*Stated task*: Begin at the first line of the data and copy each line through the one containing "from datetime import datetime", that line included, with no pictures.

Start of Material

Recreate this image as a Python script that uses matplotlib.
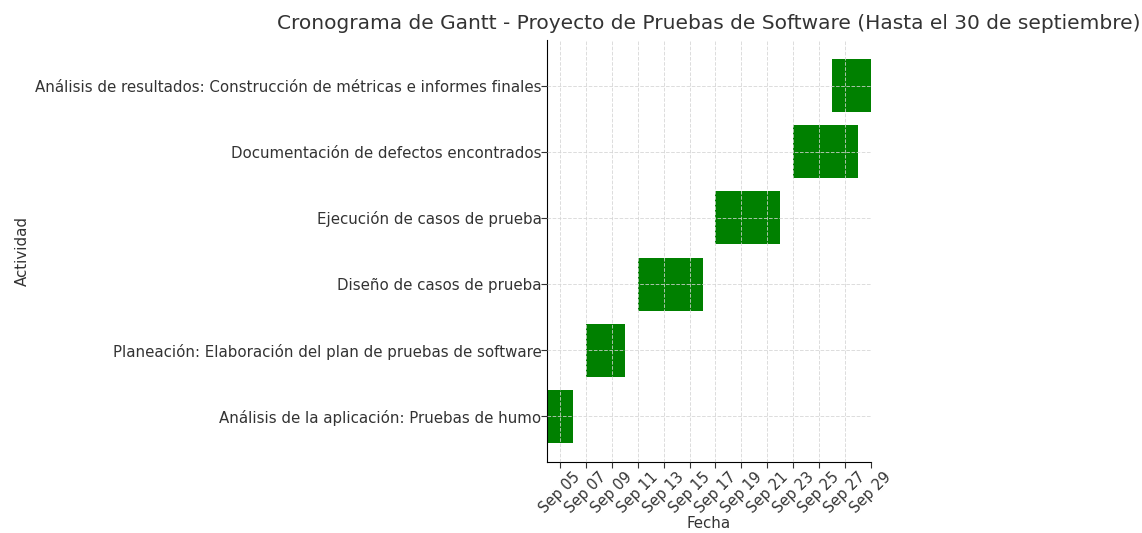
import matplotlib
matplotlib.use("Agg")
import matplotlib.pyplot as plt
import matplotlib.dates as mdates
from datetime import datetime

tasks = [
    "Análisis de la aplicación: Pruebas de humo",
    "Planeación: Elaboración del plan de pruebas de software",
    "Diseño de casos de prueba",
    "Ejecución de casos de prueba",
    "Documentación de defectos encontrados",
    "Análisis de resultados: Construcción de métricas e informes finales",
]
starts = ["2023-09-04", "2023-09-07", "2023-09-11", "2023-09-17", "2023-09-23", "2023-09-26"]
ends = ["2023-09-06", "2023-09-10", "2023-09-16", "2023-09-22", "2023-09-28", "2023-09-29"]

s = [mdates.date2num(datetime.strptime(d, "%Y-%m-%d")) for d in starts]
e = [mdates.date2num(datetime.strptime(d, "%Y-%m-%d")) for d in ends]
dur = [b - a for a, b in zip(s, e)]

txt = "#333333"
plt.rcParams['font.family'] = ['DejaVu Sans']
fig = plt.figure(figsize=(11.42, 5.33), dpi=100)
ax = fig.add_axes([547/1142, 1-462/533, (871-547)/1142, (462-40)/533])

ax.barh(tasks, dur, left=s, color="green", height=0.8, zorder=2)
ax.set_axisbelow(False)
ax.grid(True, linestyle="--", color="#d4d4d4", linewidth=0.7, alpha=0.8)
ax.set_xlim(mdates.date2num(datetime(2023, 9, 4)), mdates.date2num(datetime(2023, 9, 29)))
ax.xaxis.set_major_locator(mdates.DayLocator(bymonthday=range(5, 31, 2)))
ax.xaxis.set_major_formatter(mdates.DateFormatter("%b %d"))
for lbl in ax.get_xticklabels():
    lbl.set_rotation(45)

for sp in ["top", "right"]:
    ax.spines[sp].set_visible(False)
ax.tick_params(colors=txt, labelsize=10.8, labelcolor=txt, length=4)
ax.tick_params(axis='y', pad=0)
ax.tick_params(axis='x', pad=1.5, labelsize=10.5)
ax.set_xlabel("Fecha", fontsize=10.8, color=txt, labelpad=0)
ax.set_ylabel("Actividad", fontsize=10.8, color=txt)
ax.set_title("Cronograma de Gantt - Proyecto de Pruebas de Software (Hasta el 30 de septiembre)",
             fontsize=14.5, color=txt, pad=8)

fig.savefig("out.png", dpi=100)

End of Material

*Full answer*:
Recreate this image as a Python script that uses matplotlib.
import matplotlib
matplotlib.use("Agg")
import matplotlib.pyplot as plt
import matplotlib.dates as mdates
from datetime import datetime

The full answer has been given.